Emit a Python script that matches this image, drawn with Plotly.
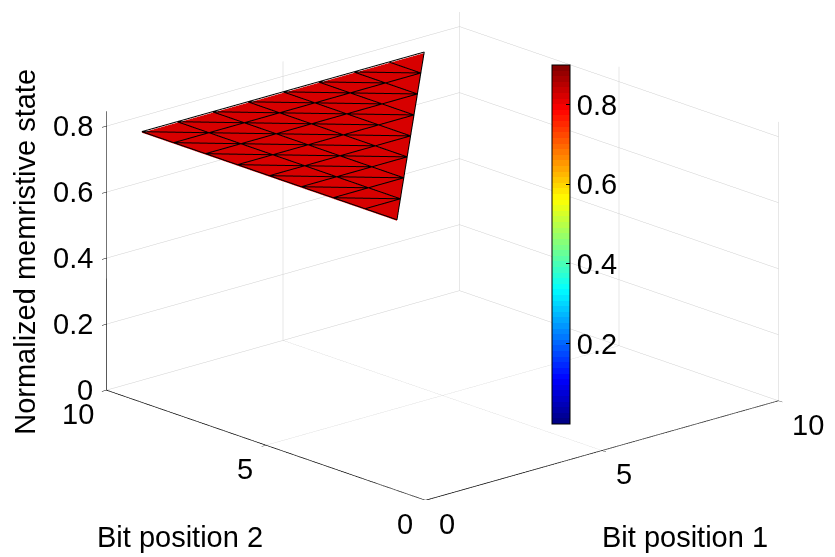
import numpy as np
import plotly.graph_objects as go

# ---------------- data ----------------
bit_positions = [1, 2, 3, 4, 5, 6, 7, 8, 9, 10]
# normalized memristive state for each bit pair (bit1 < bit2)
# row k -> bit position 1 = k+1, entries -> bit position 2 = bit1+1 .. 10
state_rows = [
    [0.75, 0.75, 0.75, 0.75, 0.75, 0.75, 0.75, 0.75, 0.75],
    [0.75, 0.75, 0.75, 0.75, 0.75, 0.75, 0.75, 0.75],
    [0.75, 0.75, 0.75, 0.75, 0.75, 0.75, 0.75],
    [0.75, 0.75, 0.75, 0.75, 0.75, 0.75],
    [0.75, 0.75, 0.75, 0.75, 0.75],
    [0.75, 0.75, 0.75, 0.75],
    [0.75, 0.75, 0.75],
    [0.75, 0.75],
    [0.75],
]
# colour data (face colour level shown on the jet colour bar)
colour_rows = [
    [0.82, 0.82, 0.82, 0.82, 0.82, 0.82, 0.82, 0.82, 0.82],
    [0.82, 0.82, 0.82, 0.82, 0.82, 0.82, 0.82, 0.82],
    [0.82, 0.82, 0.82, 0.82, 0.82, 0.82, 0.82],
    [0.82, 0.82, 0.82, 0.82, 0.82, 0.82],
    [0.82, 0.82, 0.82, 0.82, 0.82],
    [0.82, 0.82, 0.82, 0.82],
    [0.82, 0.82, 0.82],
    [0.82, 0.82],
    [0.82],
]
xy_ticks = [0, 5, 10]
z_ticks = [0, 0.2, 0.4, 0.6, 0.8]
cbar_ticks = [0.2, 0.4, 0.6, 0.8]
x_title = "Bit position 1"
y_title = "Bit position 2"
z_title = "Normalized memristive state"

# ---------------- build triangulated mesh ----------------
xs, ys, zs, cs = [], [], [], []
index = {}
for r, row in enumerate(state_rows):
    b1 = bit_positions[r]
    for c, val in enumerate(row):
        b2 = bit_positions[r + 1 + c]
        index[(b1, b2)] = len(xs)
        xs.append(b1); ys.append(b2); zs.append(val); cs.append(colour_rows[r][c])

tris = []
for (i, j) in list(index.keys()):
    if (i + 1, j) in index and (i, j + 1) in index and (i + 1, j + 1) in index:
        tris.append((index[(i, j)], index[(i + 1, j)], index[(i, j + 1)]))
        tris.append((index[(i + 1, j)], index[(i + 1, j + 1)], index[(i, j + 1)]))
    if j == i + 1 and (i, j + 1) in index and (i + 1, j + 1) in index:
        tris.append((index[(i, j)], index[(i, j + 1)], index[(i + 1, j + 1)]))

I = [t[0] for t in tris]; J = [t[1] for t in tris]; K = [t[2] for t in tris]

edges = set()
for t in tris:
    for a, b in ((t[0], t[1]), (t[1], t[2]), (t[2], t[0])):
        edges.add((min(a, b), max(a, b)))
ex, ey, ez = [], [], []
for a, b in sorted(edges):
    ex += [xs[a], xs[b], None]
    ey += [ys[a], ys[b], None]
    ez += [zs[a] + 0.003, zs[b] + 0.003, None]

# MATLAB-like jet colormap (64 discrete levels)
def jet(v):
    r = min(max(1.5 - abs(4 * v - 3), 0), 1)
    g = min(max(1.5 - abs(4 * v - 2), 0), 1)
    b = min(max(1.5 - abs(4 * v - 1), 0), 1)
    return f"rgb({int(round(r*255))},{int(round(g*255))},{int(round(b*255))})"

n = 64
jet_scale = []
for k in range(n):
    col = jet((k + 0.5) / n)
    jet_scale.append([k / n, col])
    jet_scale.append([(k + 1) / n, col])

FONT = "Liberation Sans, Arial, Helvetica, sans-serif"
FS = 29

fig = go.Figure()
fig.add_trace(go.Mesh3d(
    x=xs, y=ys, z=zs, i=I, j=J, k=K,
    intensity=cs, intensitymode="vertex",
    colorscale=jet_scale, cmin=0, cmax=0.9,
    flatshading=True,
    lighting=dict(ambient=1.0, diffuse=0.0, specular=0.0, roughness=1.0, fresnel=0.0),
    hoverinfo="skip",
    colorbar=dict(
        x=544 / 835, xanchor="left", xpad=0,
        y=1 - 236 / 557, yanchor="middle", ypad=0,
        len=359 / 557, lenmode="fraction",
        thickness=18, thicknessmode="pixels",
        outlinecolor="black", outlinewidth=1,
        tickvals=cbar_ticks, ticktext=[str(t) for t in cbar_ticks],
        ticks="inside", ticklen=4, tickcolor="black",
        tickfont=dict(family=FONT, size=FS, color="black"),
    ),
))
fig.add_trace(go.Scatter3d(
    x=ex, y=ey, z=ez, mode="lines",
    line=dict(color="black", width=2),
    hoverinfo="skip", showlegend=False,
))

axis_common = dict(
    showbackground=False, showgrid=True, gridcolor="#cfcfcf", gridwidth=1,
    zeroline=False, showline=True, linecolor="black", linewidth=1.5,
    ticks="outside", ticklen=6, tickcolor="black",
    showticklabels=False, title=dict(text=""),
    showspikes=False,
)

# tick labels and titles as scene annotations (placed at axis coordinates)
ann = []
tf = dict(family=FONT, size=FS, color="black")
for t in xy_ticks:
    ann.append(dict(x=t, y=0, z=0, text=str(t), showarrow=False, font=tf,
                    xanchor="left", yanchor="top", xshift=11, yshift=-6))
    ann.append(dict(x=0, y=t, z=0, text=str(t), showarrow=False, font=tf,
                    xanchor="right", yanchor="top", xshift=-11, yshift=-6))
for t in z_ticks:
    ann.append(dict(x=0, y=10, z=t, text=str(t), showarrow=False, font=tf,
                    xanchor="right", yanchor="middle", xshift=-12, yshift=0))
ann.append(dict(x=7.5, y=0, z=0, text=x_title, showarrow=False, font=tf,
                xanchor="center", yanchor="middle", xshift=-6, yshift=-112))
ann.append(dict(x=0, y=7.5, z=0, text=y_title, showarrow=False, font=tf,
                xanchor="center", yanchor="middle", xshift=-7, yshift=-119))
ann.append(dict(x=0, y=10, z=0.4, text=z_title, showarrow=False, font=tf, textangle=-90,
                xanchor="center", yanchor="middle", xshift=-82, yshift=6))

r = 3.0
d = np.array([-0.637, -0.705, 0.312])
d = d / np.linalg.norm(d) * r
S = 1.95

fig.update_layout(
    width=835, height=557,
    margin=dict(l=0, r=0, t=0, b=0),
    paper_bgcolor="white",
    font=dict(family=FONT, size=FS, color="black"),
    showlegend=False,
    scene=dict(
        domain=dict(x=[0.083, 0.959], y=[0.117, 0.993]),
        xaxis=dict(range=[0, 10], tickvals=xy_ticks, **axis_common),
        yaxis=dict(range=[0, 10], tickvals=xy_ticks, **axis_common),
        zaxis=dict(range=[0, 0.845], tickvals=z_ticks, **axis_common),
        aspectmode="manual", aspectratio=dict(x=1 * S, y=1 * S, z=0.617 * S),
        camera=dict(eye=dict(x=d[0], y=d[1], z=d[2]), up=dict(x=0, y=0, z=1),
                    center=dict(x=0, y=0, z=0), projection=dict(type="orthographic")),
        annotations=ann,
    ),
)

fig.write_html("out.html")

────

**Your goal**. Omitting all images, print the listing exactly.

**Exercise output**.
Emit a Python script that matches this image, drawn with Plotly.
import numpy as np
import plotly.graph_objects as go

# ---------------- data ----------------
bit_positions = [1, 2, 3, 4, 5, 6, 7, 8, 9, 10]
# normalized memristive state for each bit pair (bit1 < bit2)
# row k -> bit position 1 = k+1, entries -> bit position 2 = bit1+1 .. 10
state_rows = [
    [0.75, 0.75, 0.75, 0.75, 0.75, 0.75, 0.75, 0.75, 0.75],
    [0.75, 0.75, 0.75, 0.75, 0.75, 0.75, 0.75, 0.75],
    [0.75, 0.75, 0.75, 0.75, 0.75, 0.75, 0.75],
    [0.75, 0.75, 0.75, 0.75, 0.75, 0.75],
    [0.75, 0.75, 0.75, 0.75, 0.75],
    [0.75, 0.75, 0.75, 0.75],
    [0.75, 0.75, 0.75],
    [0.75, 0.75],
    [0.75],
]
# colour data (face colour level shown on the jet colour bar)
colour_rows = [
    [0.82, 0.82, 0.82, 0.82, 0.82, 0.82, 0.82, 0.82, 0.82],
    [0.82, 0.82, 0.82, 0.82, 0.82, 0.82, 0.82, 0.82],
    [0.82, 0.82, 0.82, 0.82, 0.82, 0.82, 0.82],
    [0.82, 0.82, 0.82, 0.82, 0.82, 0.82],
    [0.82, 0.82, 0.82, 0.82, 0.82],
    [0.82, 0.82, 0.82, 0.82],
    [0.82, 0.82, 0.82],
    [0.82, 0.82],
    [0.82],
]
xy_ticks = [0, 5, 10]
z_ticks = [0, 0.2, 0.4, 0.6, 0.8]
cbar_ticks = [0.2, 0.4, 0.6, 0.8]
x_title = "Bit position 1"
y_title = "Bit position 2"
z_title = "Normalized memristive state"

# ---------------- build triangulated mesh ----------------
xs, ys, zs, cs = [], [], [], []
index = {}
for r, row in enumerate(state_rows):
    b1 = bit_positions[r]
    for c, val in enumerate(row):
        b2 = bit_positions[r + 1 + c]
        index[(b1, b2)] = len(xs)
        xs.append(b1); ys.append(b2); zs.append(val); cs.append(colour_rows[r][c])

tris = []
for (i, j) in list(index.keys()):
    if (i + 1, j) in index and (i, j + 1) in index and (i + 1, j + 1) in index:
        tris.append((index[(i, j)], index[(i + 1, j)], index[(i, j + 1)]))
        tris.append((index[(i + 1, j)], index[(i + 1, j + 1)], index[(i, j + 1)]))
    if j == i + 1 and (i, j + 1) in index and (i + 1, j + 1) in index:
        tris.append((index[(i, j)], index[(i, j + 1)], index[(i + 1, j + 1)]))

I = [t[0] for t in tris]; J = [t[1] for t in tris]; K = [t[2] for t in tris]

edges = set()
for t in tris:
    for a, b in ((t[0], t[1]), (t[1], t[2]), (t[2], t[0])):
        edges.add((min(a, b), max(a, b)))
ex, ey, ez = [], [], []
for a, b in sorted(edges):
    ex += [xs[a], xs[b], None]
    ey += [ys[a], ys[b], None]
    ez += [zs[a] + 0.003, zs[b] + 0.003, None]

# MATLAB-like jet colormap (64 discrete levels)
def jet(v):
    r = min(max(1.5 - abs(4 * v - 3), 0), 1)
    g = min(max(1.5 - abs(4 * v - 2), 0), 1)
    b = min(max(1.5 - abs(4 * v - 1), 0), 1)
    return f"rgb({int(round(r*255))},{int(round(g*255))},{int(round(b*255))})"

n = 64
jet_scale = []
for k in range(n):
    col = jet((k + 0.5) / n)
    jet_scale.append([k / n, col])
    jet_scale.append([(k + 1) / n, col])

FONT = "Liberation Sans, Arial, Helvetica, sans-serif"
FS = 29

fig = go.Figure()
fig.add_trace(go.Mesh3d(
    x=xs, y=ys, z=zs, i=I, j=J, k=K,
    intensity=cs, intensitymode="vertex",
    colorscale=jet_scale, cmin=0, cmax=0.9,
    flatshading=True,
    lighting=dict(ambient=1.0, diffuse=0.0, specular=0.0, roughness=1.0, fresnel=0.0),
    hoverinfo="skip",
    colorbar=dict(
        x=544 / 835, xanchor="left", xpad=0,
        y=1 - 236 / 557, yanchor="middle", ypad=0,
        len=359 / 557, lenmode="fraction",
        thickness=18, thicknessmode="pixels",
        outlinecolor="black", outlinewidth=1,
        tickvals=cbar_ticks, ticktext=[str(t) for t in cbar_ticks],
        ticks="inside", ticklen=4, tickcolor="black",
        tickfont=dict(family=FONT, size=FS, color="black"),
    ),
))
fig.add_trace(go.Scatter3d(
    x=ex, y=ey, z=ez, mode="lines",
    line=dict(color="black", width=2),
    hoverinfo="skip", showlegend=False,
))

axis_common = dict(
    showbackground=False, showgrid=True, gridcolor="#cfcfcf", gridwidth=1,
    zeroline=False, showline=True, linecolor="black", linewidth=1.5,
    ticks="outside", ticklen=6, tickcolor="black",
    showticklabels=False, title=dict(text=""),
    showspikes=False,
)

# tick labels and titles as scene annotations (placed at axis coordinates)
ann = []
tf = dict(family=FONT, size=FS, color="black")
for t in xy_ticks:
    ann.append(dict(x=t, y=0, z=0, text=str(t), showarrow=False, font=tf,
                    xanchor="left", yanchor="top", xshift=11, yshift=-6))
    ann.append(dict(x=0, y=t, z=0, text=str(t), showarrow=False, font=tf,
                    xanchor="right", yanchor="top", xshift=-11, yshift=-6))
for t in z_ticks:
    ann.append(dict(x=0, y=10, z=t, text=str(t), showarrow=False, font=tf,
                    xanchor="right", yanchor="middle", xshift=-12, yshift=0))
ann.append(dict(x=7.5, y=0, z=0, text=x_title, showarrow=False, font=tf,
                xanchor="center", yanchor="middle", xshift=-6, yshift=-112))
ann.append(dict(x=0, y=7.5, z=0, text=y_title, showarrow=False, font=tf,
                xanchor="center", yanchor="middle", xshift=-7, yshift=-119))
ann.append(dict(x=0, y=10, z=0.4, text=z_title, showarrow=False, font=tf, textangle=-90,
                xanchor="center", yanchor="middle", xshift=-82, yshift=6))

r = 3.0
d = np.array([-0.637, -0.705, 0.312])
d = d / np.linalg.norm(d) * r
S = 1.95

fig.update_layout(
    width=835, height=557,
    margin=dict(l=0, r=0, t=0, b=0),
    paper_bgcolor="white",
    font=dict(family=FONT, size=FS, color="black"),
    showlegend=False,
    scene=dict(
        domain=dict(x=[0.083, 0.959], y=[0.117, 0.993]),
        xaxis=dict(range=[0, 10], tickvals=xy_ticks, **axis_common),
        yaxis=dict(range=[0, 10], tickvals=xy_ticks, **axis_common),
        zaxis=dict(range=[0, 0.845], tickvals=z_ticks, **axis_common),
        aspectmode="manual", aspectratio=dict(x=1 * S, y=1 * S, z=0.617 * S),
        camera=dict(eye=dict(x=d[0], y=d[1], z=d[2]), up=dict(x=0, y=0, z=1),
                    center=dict(x=0, y=0, z=0), projection=dict(type="orthographic")),
        annotations=ann,
    ),
)

fig.write_html("out.html")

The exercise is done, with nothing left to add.